Blockcap Acquisition

On July 30, 2021, Core Scientific acquired Blockcap, one of its largest hosting customers. Consideration consisted of the issuance of approximately 71.2 million shares of Core Scientific common stock, approximately 4.3 million shares of Core Scientific restricted stock and approximately 4.6 million options to purchase shares of Core Scientific common stock. On July 1, 2021, prior to Core Scientific’s acquisition of Blockcap, Blockcap purchased Radar Relay, Inc. (“RADAR”), an early stage company focused on technology enhancement and development in the digital asset industry. Consideration consisted of the issuance of 5,996,311 Blockcap common shares, subject to post-closing adjustments.
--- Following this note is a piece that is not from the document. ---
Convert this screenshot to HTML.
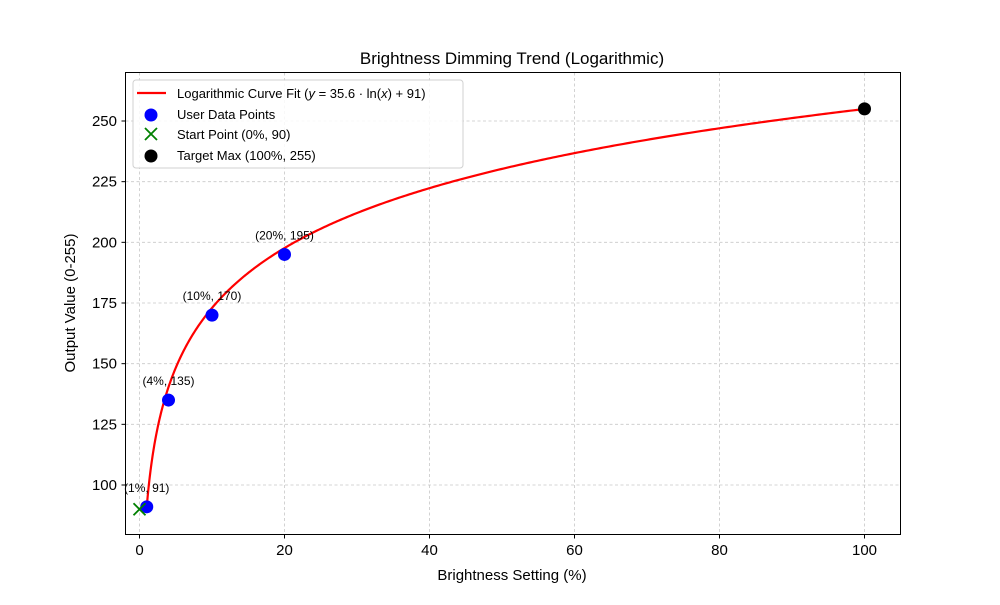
<!DOCTYPE html>
<html><head><meta charset="utf-8"><style>
body{margin:0;background:#fff;}
svg text{font-family:"Liberation Sans","DejaVu Sans",sans-serif;fill:#000;}
</style></head><body>
<svg id="s" width="1000" height="600" xmlns="http://www.w3.org/2000/svg">
<rect width="1000" height="600" fill="#fff"/>
<g id="grid" stroke="#c8c8c8" stroke-width="0.8" stroke-dasharray="3,2.5"></g>
<g id="ticks"></g>
<path id="curve" fill="none" stroke="#ff0000" stroke-width="2.2"/>
<g id="pts"></g>
<rect x="125.5" y="72.5" width="775" height="462" fill="none" stroke="#000" stroke-width="1"/>
<text x="512" y="64" font-size="17" text-anchor="middle">Brightness Dimming Trend (Logarithmic)</text>
<text x="512" y="580" font-size="15" text-anchor="middle">Brightness Setting (%)</text>
<text transform="translate(75,303) rotate(-90)" font-size="15" text-anchor="middle">Output Value (0-255)</text>
<g>
<rect x="133" y="80" width="330" height="88" rx="3" fill="#fff" fill-opacity="0.85" stroke="#d0d0d0"/>
<line x1="137" y1="93" x2="166" y2="93" stroke="#ff0000" stroke-width="2.2"/>
<text x="177" y="98" font-size="13">Logarithmic Curve Fit (<tspan font-style="italic">y</tspan> = 35.6 · ln(<tspan font-style="italic">x</tspan>) + 91)</text>
<circle cx="151" cy="115" r="6.5" fill="#0000ff"/>
<text x="177" y="119" font-size="13">User Data Points</text>
<path d="M145,128 L157,140 M157,128 L145,140" stroke="#008000" stroke-width="1.8"/>
<text x="177" y="139" font-size="13">Start Point (0%, 90)</text>
<circle cx="151" cy="156" r="6.5" fill="#000"/>
<text x="177" y="160" font-size="13">Target Max (100%, 255)</text>
</g>
</svg>
<script>
const X=v=>139.5+7.25*v, Y=v=>485-(v-100)*2.4267;
const ns="http://www.w3.org/2000/svg";
function el(p,t,a,txt){const e=document.createElementNS(ns,t);for(const k in a)e.setAttribute(k,a[k]);if(txt)e.textContent=txt;document.getElementById(p).appendChild(e);return e;}
[0,20,40,60,80,100].forEach(v=>{el("grid","line",{x1:X(v),x2:X(v),y1:72.5,y2:534.5});
 el("ticks","line",{x1:X(v),x2:X(v),y1:534.5,y2:538.5,stroke:"#000"});
 el("ticks","text",{x:X(v),y:555,"font-size":15,"text-anchor":"middle"},String(v));});
[100,125,150,175,200,225,250].forEach(v=>{el("grid","line",{x1:125.5,x2:900.5,y1:Y(v),y2:Y(v)});
 el("ticks","line",{x1:121.5,x2:125.5,y1:Y(v),y2:Y(v),stroke:"#000"});
 el("ticks","text",{x:117,y:Y(v)+5,"font-size":15,"text-anchor":"end"},String(v));});
let d="";for(let i=0;i<=400;i++){const x=1+99*Math.pow(i/400,2);d+=(i?"L":"M")+X(x).toFixed(2)+","+Y(35.6*Math.log(x)+91).toFixed(2);}
document.getElementById("curve").setAttribute("d",d);
[[1,91],[4,135],[10,170],[20,195]].forEach(([x,y])=>{el("pts","circle",{cx:X(x),cy:Y(y),r:6.5,fill:"#0000ff"});
 el("pts","text",{x:X(x),y:Y(y)-15,"font-size":12,"text-anchor":"middle"},`(${x}%, ${y})`);});
el("pts","circle",{cx:X(100),cy:Y(255),r:6.5,fill:"#000"});
const gx=X(0),gy=Y(90);el("pts","path",{d:`M${gx-6},${gy-6}L${gx+6},${gy+6}M${gx+6},${gy-6}L${gx-6},${gy+6}`,stroke:"#008000","stroke-width":1.8});
</script>
</body></html>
As of the effective time of the Core/Blockcap merger, Mr. Matthew Minnis, a member of Core Scientific’s board of directors indirectly owned approximately 6.17% of Blockcap on a fully-diluted basis, and as such received consideration upon the consummation of the Core/Blockcap merger. Prior to the closing of the Core/ Blockcap merger, Darin Feinstein, the Co-Chair of Core Scientific’s board of directors, beneficially owned greater than 5% of Core Scientific’s capital stock and held an approximately 12% equity ownership interest in Blockcap. Prior to the effective time of the Core/Blockcap merger, Mr. Feinstein was neither employed by, nor served on the board of directors of, Core Scientific. The terms of the merger agreement between Core Scientific and Blockcap were the result of arms-length negotiations between Core Scientific, Blockcap and their respective representatives.
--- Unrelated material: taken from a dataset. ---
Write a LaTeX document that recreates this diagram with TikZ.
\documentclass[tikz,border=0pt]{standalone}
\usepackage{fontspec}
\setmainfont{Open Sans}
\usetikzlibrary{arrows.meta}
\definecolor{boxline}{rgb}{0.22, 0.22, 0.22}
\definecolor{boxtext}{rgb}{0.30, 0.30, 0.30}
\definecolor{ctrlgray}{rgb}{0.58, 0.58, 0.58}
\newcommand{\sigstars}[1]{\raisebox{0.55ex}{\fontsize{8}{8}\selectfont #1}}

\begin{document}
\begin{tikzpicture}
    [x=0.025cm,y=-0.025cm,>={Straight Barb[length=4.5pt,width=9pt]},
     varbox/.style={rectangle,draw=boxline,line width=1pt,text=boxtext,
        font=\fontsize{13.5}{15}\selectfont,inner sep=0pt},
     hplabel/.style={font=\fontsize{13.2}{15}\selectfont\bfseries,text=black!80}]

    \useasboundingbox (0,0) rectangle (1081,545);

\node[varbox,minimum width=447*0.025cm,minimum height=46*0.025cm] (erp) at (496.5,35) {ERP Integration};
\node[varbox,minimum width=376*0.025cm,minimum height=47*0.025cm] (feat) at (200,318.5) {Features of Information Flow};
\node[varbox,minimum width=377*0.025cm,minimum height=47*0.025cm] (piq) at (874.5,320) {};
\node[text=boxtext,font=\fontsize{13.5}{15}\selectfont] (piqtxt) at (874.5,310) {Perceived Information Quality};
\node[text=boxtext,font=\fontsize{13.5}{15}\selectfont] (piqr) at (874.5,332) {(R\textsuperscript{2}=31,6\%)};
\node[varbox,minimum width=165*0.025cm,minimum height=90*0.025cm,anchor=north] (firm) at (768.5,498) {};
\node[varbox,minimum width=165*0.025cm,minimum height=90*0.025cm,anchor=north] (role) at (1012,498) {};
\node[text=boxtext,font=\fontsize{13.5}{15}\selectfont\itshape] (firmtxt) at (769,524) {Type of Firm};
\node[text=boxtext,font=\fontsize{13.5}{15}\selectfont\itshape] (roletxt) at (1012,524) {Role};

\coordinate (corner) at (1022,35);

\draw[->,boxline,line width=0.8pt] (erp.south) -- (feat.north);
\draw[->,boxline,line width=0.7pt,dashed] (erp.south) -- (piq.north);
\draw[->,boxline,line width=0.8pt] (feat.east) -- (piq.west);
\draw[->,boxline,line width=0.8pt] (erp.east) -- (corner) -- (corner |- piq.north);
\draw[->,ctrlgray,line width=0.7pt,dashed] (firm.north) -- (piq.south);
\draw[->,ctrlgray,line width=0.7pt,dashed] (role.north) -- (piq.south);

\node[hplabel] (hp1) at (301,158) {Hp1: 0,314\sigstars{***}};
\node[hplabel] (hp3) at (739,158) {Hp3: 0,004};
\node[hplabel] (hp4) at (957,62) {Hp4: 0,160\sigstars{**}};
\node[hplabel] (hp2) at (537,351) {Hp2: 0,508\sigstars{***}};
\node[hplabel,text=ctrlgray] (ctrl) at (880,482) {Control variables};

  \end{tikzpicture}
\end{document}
The acquisition was accounted for as a business combination using the acquisition method whereby the net assets acquired, and the liabilities assumed were recorded at fair value. The difference between the aggregate consideration relative to the fair value of the identifiable net assets is recorded as goodwill. The Company is still in the process of completing its initial accounting for the business combination, including determining the fair value of assets acquired and liabilities assumed and the allocation of the purchase price to goodwill.

Financing activities

In April 2021, the Company issued secured convertible notes in an initial aggregate principal amount of $215 million (the “Notes”) in a private offering. In addition, the Company issued $299.8 million of convertible notes in August through November 2021 under substantially the same terms and conditions as the original April 2021 notes except that the August through November 2021 notes have a minimum payoff based on the face value plus accrued interest rather than two times the outstanding face amount plus accrued interest. The Notes bear interest at a rate of 10% per annum, 4% of which is payable in cash and 6% of which is payable-in-kind, and mature on April 19, 2025 (the “Maturity Date”), unless repurchased or converted. The Company used the net proceeds from the issuance of the Notes to fund the purchase of certain equipment and other capital leases, to repay in full all amounts due under the Company’s existing credit facility and for general corporate purposes.

 

23


Upon the closing of the Merger Agreement with XPDI in January 2022, the convertible notes became convertible into common shares at the option of the holder at a conversion price equal to $8.00 per share. Unless otherwise converted, (i) on or after an Offering, the Notes may be redeemed, in whole or in part, in an amount equal the outstanding principal amount of the notes (together with all accrued unpaid interest thereon) multiplied by (a) 200% for the convertible notes issued in April 2021 or (b) 100% for the convertible notes issued in August through November 2021 (the “Repayment Amount”), (ii) upon a Change of Control the Notes will be redeemed in full in an amount equal to the Repayment Amount and (iii) on the Maturity Date the notes will be repaid in full in an amount equal to the Repayment Amount.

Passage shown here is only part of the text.